The findings of this study should be seen in light of its limitations. All patients that gave informed consent before treatment initiation received the digital CSQ-8 at treatment termination. However, we cannot rule out the risk of selection bias. For example, patients dropping out may be less inclined to fill out questionnaires at treatment termination and may therefore be underrepresented in our sample, or patients who were more satisfied with their treatment may be more prone to completing the questionnaire. This may also explain the skewness and potential ceiling effects observed in our data. Further research should thus investigate if there are patient or treatment course characteristics that are systematically associated with not answering satisfaction measures. Also, as measuring satisfaction at the end of treatment might be vulnerable to bias, more studies where satisfaction is measured at multiple time points during treatment are needed. This is necessary to further assess the psychometric properties of the Norwegian CSQ-8 by making investigations of test-retest reliability and sensitivity to change possible.

Although mean age was assumed to be representative of the Norwegian outpatient population in community mental health care centers [59], our sample was fairly young (mean age 29.9 years) and generalization to less digitally literate populations should be done with caution (e.g., a geriatric population).

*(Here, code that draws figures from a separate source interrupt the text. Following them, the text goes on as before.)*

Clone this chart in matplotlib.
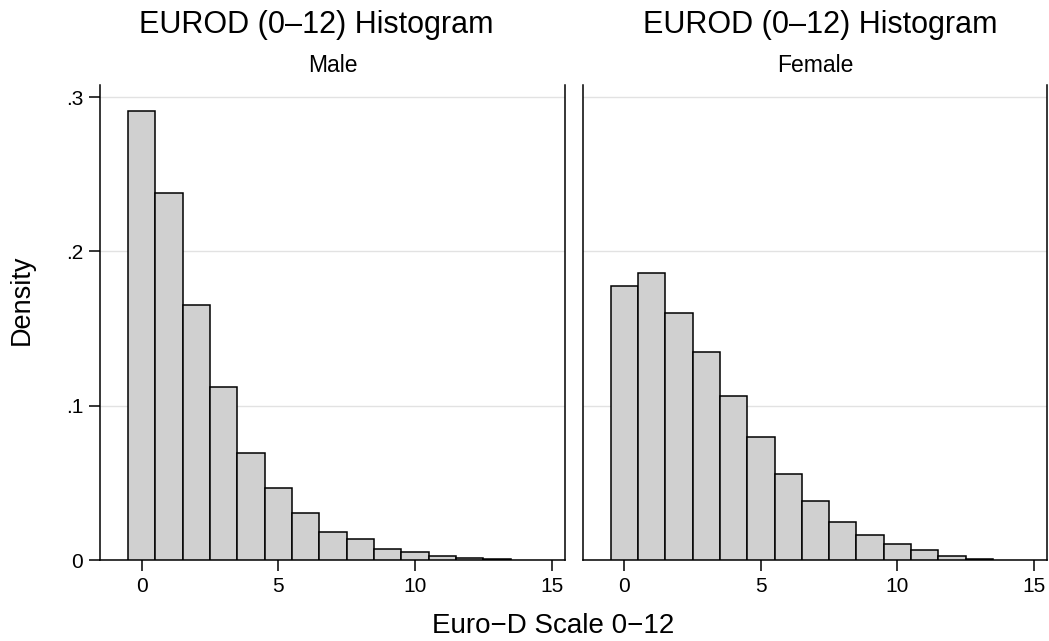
import numpy as np
import matplotlib.pyplot as plt
from matplotlib.ticker import FuncFormatter

plt.rcParams['font.family'] = ['Liberation Sans', 'DejaVu Sans']

# Euro-D score bins (width 1, centred on integers)
scores = np.arange(0, 14)
male = [0.2907, 0.2381, 0.1651, 0.1120, 0.0695, 0.0466, 0.0302,
        0.0183, 0.0136, 0.0071, 0.0050, 0.0026, 0.0013, 0.0004]
female = [0.1774, 0.1863, 0.1601, 0.1347, 0.1060, 0.0799, 0.0559,
          0.0384, 0.0246, 0.0164, 0.0101, 0.0063, 0.0026, 0.0009]
groups = ['Male', 'Female']
title = 'EUROD (0\u201312) Histogram'

fig = plt.figure(figsize=(10.49, 6.41), dpi=100)
W, H = 1049, 641
ax1 = fig.add_axes([100 / W, 81 / H, 465 / W, 475 / H])
ax2 = fig.add_axes([583 / W, 81 / H, 464 / W, 475 / H])

def yfmt(v, pos):
    if abs(v) < 1e-9:
        return '0'
    return ('%.1f' % v).lstrip('0')

for ax, vals, name in zip([ax1, ax2], [male, female], groups):
    ax.bar(scores, vals, width=1.0, color='#d0d0d0', edgecolor='black',
           linewidth=1.1, zorder=3)
    ax.set_xlim(-1.52, 15.48)
    ax.set_ylim(0, 0.3078)
    ax.set_xticks([0, 5, 10, 15])
    ax.set_yticks([0, 0.1, 0.2, 0.3])
    ax.yaxis.set_major_formatter(FuncFormatter(yfmt))
    ax.grid(axis='y', color='#e2e2e2', linewidth=1.0, zorder=0)
    ax.spines['top'].set_visible(False)
    for s in ['left', 'right', 'bottom']:
        ax.spines[s].set_linewidth(1.1)
    ax.tick_params(axis='both', length=8, width=1.1, labelsize=15, pad=4)
    ax.set_title(name, fontsize=16.5, pad=9.5)

ax2.tick_params(axis='y', left=False, labelleft=False)

# overall titles over each subgraph
fig.text(316 / W, 1 - 25 / H, title, ha='center', va='center', fontsize=22)
fig.text(820 / W, 1 - 25 / H, title, ha='center', va='center', fontsize=22)

fig.text(553 / W, 1 - 626 / H, 'Euro\u2212D Scale 0\u221212', ha='center', va='center', fontsize=20)
fig.text(22 / W, 1 - 300 / H, 'Density', ha='center', va='center', rotation=90, fontsize=19.5)

fig.savefig('out.png', dpi=100, facecolor='white')
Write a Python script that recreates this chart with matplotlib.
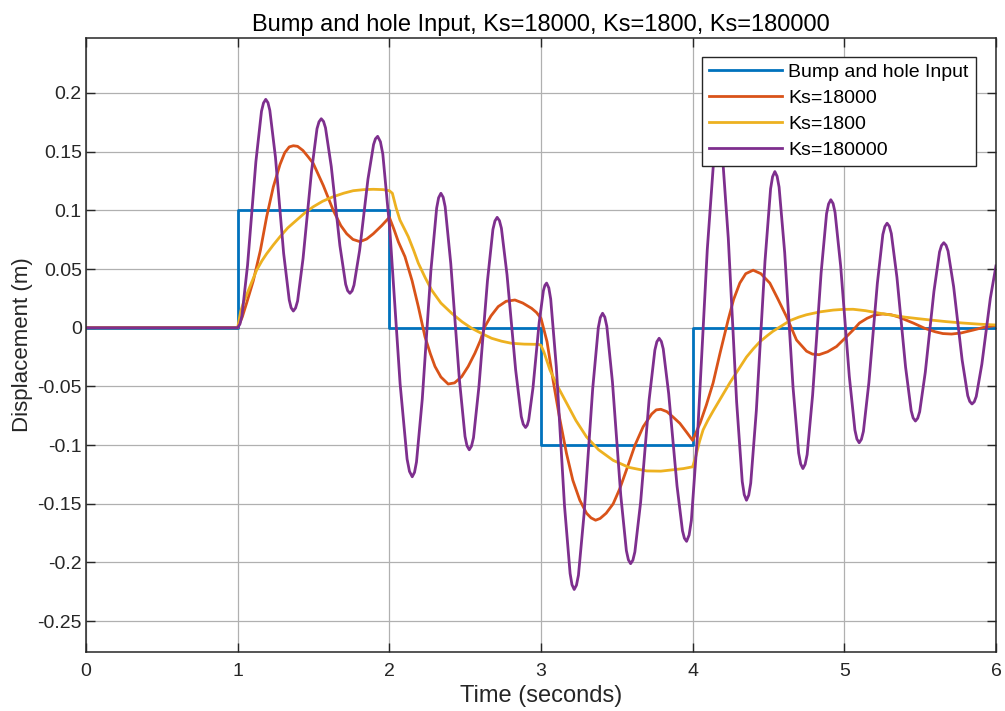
import matplotlib

matplotlib.use("Agg")
import matplotlib.pyplot as plt

plt.rcParams["font.family"] = ["Liberation Sans", "DejaVu Sans"]
plt.rcParams["axes.unicode_minus"] = False

TITLE = "Bump and hole Input, Ks=18000, Ks=1800, Ks=180000"
LABELS = ["Bump and hole Input", "Ks=18000", "Ks=1800", "Ks=180000"]
COLORS = ["#0072BD", "#D95319", "#EDB120", "#7E2F8E"]

# bump and hole road input (step levels)
input_t = [0.0, 1.0, 2.0, 3.0, 4.0, 6.0]
input_y = [0.0, 0.1, 0.0, -0.1, 0.0, 0.0]

# Ks=18000
ks18000_t = [0.0, 1.0, 1.03, 1.059, 1.103, 1.15, 1.191, 1.235, 1.279, 1.31, 1.34, 1.367,
             1.395, 1.43, 1.465, 1.498, 1.565, 1.630, 1.68, 1.719, 1.76, 1.806, 1.85, 1.894,
             1.95, 2.0, 2.03, 2.06, 2.103, 2.15, 2.191, 2.235, 2.27, 2.301, 2.34, 2.388,
             2.43, 2.477, 2.52, 2.564, 2.60, 2.630, 2.67, 2.718, 2.77, 2.828, 2.88, 2.938,
             2.97, 3.0, 3.04, 3.08, 3.12, 3.168, 3.21, 3.256, 3.30, 3.33, 3.36, 3.39,
             3.43, 3.476, 3.52, 3.564, 3.62, 3.674, 3.73, 3.76, 3.79, 3.83, 3.87, 3.916,
             3.96, 4.0, 4.05, 4.09, 4.135, 4.18, 4.234, 4.27, 4.311, 4.35, 4.399, 4.45,
             4.509, 4.56, 4.619, 4.685, 4.751, 4.79, 4.834, 4.89, 4.949, 5.0, 5.058, 5.10,
             5.15, 5.20, 5.256, 5.31, 5.36, 5.454, 5.53, 5.6, 5.65, 5.707, 5.77, 5.85,
             5.92, 6.0]
ks18000_y = [0.0, 0.0, 0.009, 0.021, 0.040, 0.066, 0.0945, 0.120, 0.139, 0.149, 0.154, 0.155,
             0.1545, 0.151, 0.1455, 0.140, 0.121, 0.100, 0.087, 0.080, 0.0752, 0.0733, 0.0755, 0.080,
             0.087, 0.094, 0.084, 0.073, 0.0605, 0.040, 0.018, -0.0077, -0.022, -0.033, -0.042, -0.048,
             -0.047, -0.0417, -0.033, -0.0218, -0.011, 0.0009, 0.010, 0.018, 0.0225, 0.0236, 0.021, 0.0165,
             0.013, 0.008, -0.012, -0.045, -0.075, -0.107, -0.130, -0.147, -0.158, -0.162, -0.164, -0.1625,
             -0.158, -0.150, -0.137, -0.121, -0.100, -0.0843, -0.0735, -0.070, -0.0695, -0.0715, -0.076, -0.0815,
             -0.089, -0.096, -0.081, -0.066, -0.047, -0.022, 0.0066, 0.024, 0.038, 0.046, 0.049, 0.046,
             0.038, 0.025, 0.0094, -0.0105, -0.020, -0.0225, -0.023, -0.0205, -0.016, -0.0095, -0.002, 0.004,
             0.008, 0.0108, 0.0117, 0.011, 0.009, 0.004, -0.0005, -0.0035, -0.005, -0.0054, -0.0045, -0.002,
             0.0003, 0.002]

# Ks=1800
ks1800_t = [0.0, 1.0, 1.02, 1.04, 1.059, 1.09, 1.125, 1.16, 1.191, 1.235, 1.279, 1.33,
            1.389, 1.44, 1.498, 1.56, 1.630, 1.70, 1.762, 1.83, 1.894, 1.96, 2.0, 2.02,
            2.045, 2.07, 2.10, 2.125, 2.16, 2.191, 2.235, 2.279, 2.34, 2.411, 2.48, 2.543,
            2.61, 2.674, 2.74, 2.806, 2.89, 2.982, 3.0, 3.02, 3.059, 3.11, 3.168, 3.23,
            3.300, 3.38, 3.476, 3.58, 3.696, 3.79, 3.872, 3.94, 4.0, 4.02, 4.045, 4.069,
            4.10, 4.135, 4.19, 4.245, 4.30, 4.355, 4.40, 4.443, 4.49, 4.53, 4.58, 4.641,
            4.70, 4.75, 4.84, 4.926, 4.99, 5.058, 5.14, 5.234, 5.32, 5.40, 5.48, 5.564,
            5.67, 5.78, 5.89, 6.0]
ks1800_y = [0.0, 0.0, 0.014, 0.022, 0.028, 0.038, 0.049, 0.057, 0.063, 0.0705, 0.0775, 0.085,
            0.0917, 0.0975, 0.103, 0.1077, 0.1116, 0.1146, 0.1167, 0.1176, 0.1179, 0.1176, 0.1167, 0.1145,
            0.102, 0.0917, 0.084, 0.0775, 0.066, 0.055, 0.043, 0.032, 0.021, 0.0123, 0.005, -0.0005,
            -0.005, -0.009, -0.0115, -0.0133, -0.014, -0.0142, -0.015, -0.021, -0.036, -0.050, -0.064, -0.079,
            -0.093, -0.104, -0.113, -0.119, -0.122, -0.1222, -0.121, -0.120, -0.1185, -0.110, -0.097, -0.087,
            -0.079, -0.071, -0.059, -0.047, -0.036, -0.025, -0.018, -0.012, -0.007, -0.003, 0.001, 0.006,
            0.009, 0.011, 0.0135, 0.015, 0.0156, 0.0157, 0.0145, 0.0123, 0.0105, 0.009, 0.0078, 0.0066,
            0.0052, 0.004, 0.003, 0.0023]

# Ks=180000
ks180000_t = [
    0.0, 1.0,
    1.0148, 1.028, 1.065, 1.0925, 1.120, 1.157, 1.1702, 1.185,
    1.1996, 1.212, 1.249, 1.276, 1.303, 1.340, 1.3524, 1.367,
    1.3817, 1.395, 1.431, 1.459, 1.487, 1.523, 1.5363, 1.551,
    1.5661, 1.579, 1.617, 1.6455, 1.674, 1.712, 1.7249, 1.740,
    1.7546, 1.767, 1.804, 1.8315, 1.859, 1.896, 1.9084, 1.923,
    1.9412, 1.957, 2.003, 2.037, 2.071, 2.117, 2.1328, 2.151,
    2.1661, 2.179, 2.217, 2.2455, 2.274, 2.312, 2.3249, 2.340,
    2.355, 2.368, 2.405, 2.4335, 2.462, 2.499, 2.512, 2.527,
    2.5417, 2.555, 2.591, 2.619, 2.647, 2.683, 2.6963, 2.711,
    2.726, 2.739, 2.776, 2.8045, 2.833, 2.870, 2.883, 2.898,
    2.9091, 2.919, 2.947, 2.9675, 2.988, 3.016, 3.0259, 3.037,
    3.0516, 3.064, 3.101, 3.128, 3.155, 3.192, 3.2044, 3.219,
    3.234, 3.247, 3.284, 3.3125, 3.341, 3.378, 3.391, 3.406,
    3.4208, 3.434, 3.471, 3.4985, 3.526, 3.563, 3.5762, 3.591,
    3.606, 3.619, 3.657, 3.685, 3.713, 3.751, 3.764, 3.779,
    3.7935, 3.806, 3.842, 3.8695, 3.897, 3.933, 3.9455, 3.960,
    3.9768, 3.9915, 4.0335, 4.065, 4.0965, 4.1385, 4.1532, 4.170,
    4.1848, 4.198, 4.235, 4.2625, 4.290, 4.327, 4.3402, 4.355,
    4.370, 4.383, 4.420, 4.4485, 4.477, 4.514, 4.527, 4.542,
    4.5568, 4.570, 4.607, 4.6345, 4.662, 4.699, 4.7122, 4.727,
    4.7417, 4.755, 4.791, 4.819, 4.847, 4.883, 4.8963, 4.911,
    4.926, 4.939, 4.976, 5.0045, 5.033, 5.070, 5.083, 5.098,
    5.1127, 5.126, 5.162, 5.190, 5.218, 5.254, 5.2673, 5.282,
    5.297, 5.310, 5.347, 5.3755, 5.404, 5.441, 5.454, 5.469,
    5.484, 5.497, 5.534, 5.5625, 5.591, 5.628, 5.641, 5.656,
    5.6709, 5.684, 5.721, 5.749, 5.777, 5.814, 5.8271, 5.842,
    5.8569, 5.870, 5.907, 5.935, 5.963, 6.000,
]
ks180000_y = [
    0.0, 0.0,
    0.0031, 0.0101, 0.0531, 0.0973, 0.1414, 0.1844, 0.1914, 0.1945,
    0.1917, 0.1851, 0.1453, 0.1044, 0.0634, 0.0236, 0.0170, 0.0142,
    0.0168, 0.0227, 0.0589, 0.0961, 0.1333, 0.1695, 0.1754, 0.1780,
    0.1757, 0.1703, 0.1374, 0.1037, 0.0699, 0.0370, 0.0316, 0.0293,
    0.0314, 0.0363, 0.0658, 0.0962, 0.1265, 0.1560, 0.1609, 0.1630,
    0.1584, 0.1479, 0.0838, 0.0180, -0.0478, -0.1119, -0.1224, -0.1270,
    -0.1232, -0.1144, -0.0611, -0.0063, 0.0486, 0.1019, 0.1107, 0.1145,
    0.1111, 0.1031, 0.0548, 0.0053, -0.0443, -0.0926, -0.1006, -0.1040,
    -0.1009, -0.0937, -0.0499, -0.0050, 0.0399, 0.0837, 0.0909, 0.0940,
    0.0912, 0.0847, 0.0451, 0.0045, -0.0361, -0.0757, -0.0822, -0.0850,
    -0.0831, -0.0786, -0.0514, -0.0235, 0.0044, 0.0316, 0.0361, 0.0380,
    0.0339, 0.0244, -0.0333, -0.0925, -0.1517, -0.2094, -0.2189, -0.2230,
    -0.2193, -0.2108, -0.1588, -0.1054, -0.0519, 0.0001, 0.0086, 0.0123,
    0.0090, 0.0012, -0.0460, -0.0944, -0.1428, -0.1899, -0.1977, -0.2010,
    -0.1980, -0.1910, -0.1486, -0.1050, -0.0614, -0.0190, -0.0120, -0.0090,
    -0.0117, -0.0180, -0.0562, -0.0955, -0.1348, -0.1730, -0.1793, -0.1820,
    -0.1766, -0.1642, -0.0886, -0.0110, 0.0666, 0.1422, 0.1546, 0.1600,
    0.1552, 0.1440, 0.0762, 0.0065, -0.0632, -0.1310, -0.1422, -0.1470,
    -0.1426, -0.1324, -0.0706, -0.0070, 0.0566, 0.1184, 0.1286, 0.1330,
    0.1290, 0.1198, 0.0639, 0.0065, -0.0509, -0.1068, -0.1160, -0.1200,
    -0.1164, -0.1081, -0.0575, -0.0055, 0.0465, 0.0971, 0.1054, 0.1090,
    0.1058, 0.0982, 0.0525, 0.0055, -0.0415, -0.0872, -0.0948, -0.0980,
    -0.0951, -0.0883, -0.0469, -0.0045, 0.0379, 0.0793, 0.0861, 0.0890,
    0.0864, 0.0802, 0.0430, 0.0048, -0.0335, -0.0707, -0.0769, -0.0795,
    -0.0771, -0.0716, -0.0380, -0.0036, 0.0309, 0.0645, 0.0700, 0.0724,
    0.0702, 0.0653, 0.0349, 0.0037, -0.0275, -0.0579, -0.0628, -0.0650,
    -0.0631, -0.0586, -0.0311, -0.0030, 0.0251, 0.0526,
]

x_ticks = [0, 1, 2, 3, 4, 5, 6]
y_ticks = [-0.25, -0.2, -0.15, -0.1, -0.05, 0, 0.05, 0.1, 0.15, 0.2]
y_tick_labels = ["-0.25", "-0.2", "-0.15", "-0.1", "-0.05", "0", "0.05", "0.1", "0.15", "0.2"]

TEXT_COLOR = "#262626"


def main():
    fig = plt.figure(figsize=(10.05, 7.11), dpi=100)
    ax = fig.add_axes([0.0856, 0.0834, 0.9054, 0.8627])

    lw = 2.0
    ax.plot(input_t, input_y, color=COLORS[0], lw=lw, drawstyle="steps-post", label=LABELS[0])
    ax.plot(ks18000_t, ks18000_y, color=COLORS[1], lw=lw, label=LABELS[1])
    ax.plot(ks1800_t, ks1800_y, color=COLORS[2], lw=lw, label=LABELS[2])
    ax.plot(ks180000_t, ks180000_y, color=COLORS[3], lw=lw, label=LABELS[3])

    ax.set_xlim(0, 6)
    ax.set_ylim(-0.276, 0.2465)
    ax.set_xticks(x_ticks)
    ax.set_yticks(y_ticks)
    ax.set_yticklabels(y_tick_labels)

    ax.grid(True, color="#b0b0b0", linewidth=0.9)
    ax.set_axisbelow(True)
    for spine in ax.spines.values():
        spine.set_color(TEXT_COLOR)
        spine.set_linewidth(1.1)
    ax.tick_params(direction="in", top=True, right=True, length=6.5, width=1.0,
                   colors=TEXT_COLOR, labelsize=14)
    ax.tick_params(axis="x", pad=8)
    ax.tick_params(axis="y", pad=3)

    ax.set_title(TITLE, fontsize=17, color="#000000", pad=5)
    ax.set_xlabel("Time (seconds)", fontsize=17, color=TEXT_COLOR, labelpad=4)
    ax.set_ylabel("Displacement (m)", fontsize=16, color=TEXT_COLOR, labelpad=3)

    leg = ax.legend(loc="upper right", bbox_to_anchor=(0.9777, 0.970), borderaxespad=0,
                    fontsize=14, handlelength=3.75, handletextpad=0.33, labelspacing=0.43,
                    borderpad=0.35, fancybox=False, framealpha=1, edgecolor=TEXT_COLOR)
    leg.get_frame().set_linewidth(1.0)

    fig.savefig("out.png", dpi=100)
    plt.close(fig)


if __name__ == "__main__":
    main()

Despite its weaknesses, the strengths of the study should also be highlighted. First, data were collected in a large and appropriate sample of the target population, with an ‘observation to variables’ ratio of 42:1. Second, this study differs from previous validation studies in that it primarily evaluates the digital administration of the CSQ-8 in a clinical setting. Third, adding two open questions to the CSQ-8 is a novelty. This study suggests that a substantial number of patients answer these questions, which in turn can enrich the description of patient experiences if future researchers or clinicians wish to capture more idiosyncratic aspects of patients’ experiences or want more specific feedback on possible improvements in mental health settings. Even though qualitative analysis of open questions is outside the scope of this study, we hope these findings can guide future research which should aim to further explore the utility of such answers alongside aggregated satisfaction scores.

Conclusion

This study aimed to test the psychometric properties of a digital Norwegian version of the CSQ-8, a measure of patients’ overall satisfaction with treatment. The reported data shows for the first time that the digital Norwegian version of the CSQ-8 demonstrates good psychometric properties, and is comparable to the original English version, and other validated translations. The Norwegian CSQ-8 has excellent internal consistency and a robust unidimensional structure. Potential ceiling effects and sensitivity to change require more research. Specifically, future research designs should focus on measuring patient satisfaction at multiple time points. Despite these limitations, we argue that this study indicates that the digital CSQ-8 is an acceptable and feasible measure of treatment satisfaction in Norwegian outpatient populations in adult mental healthcare.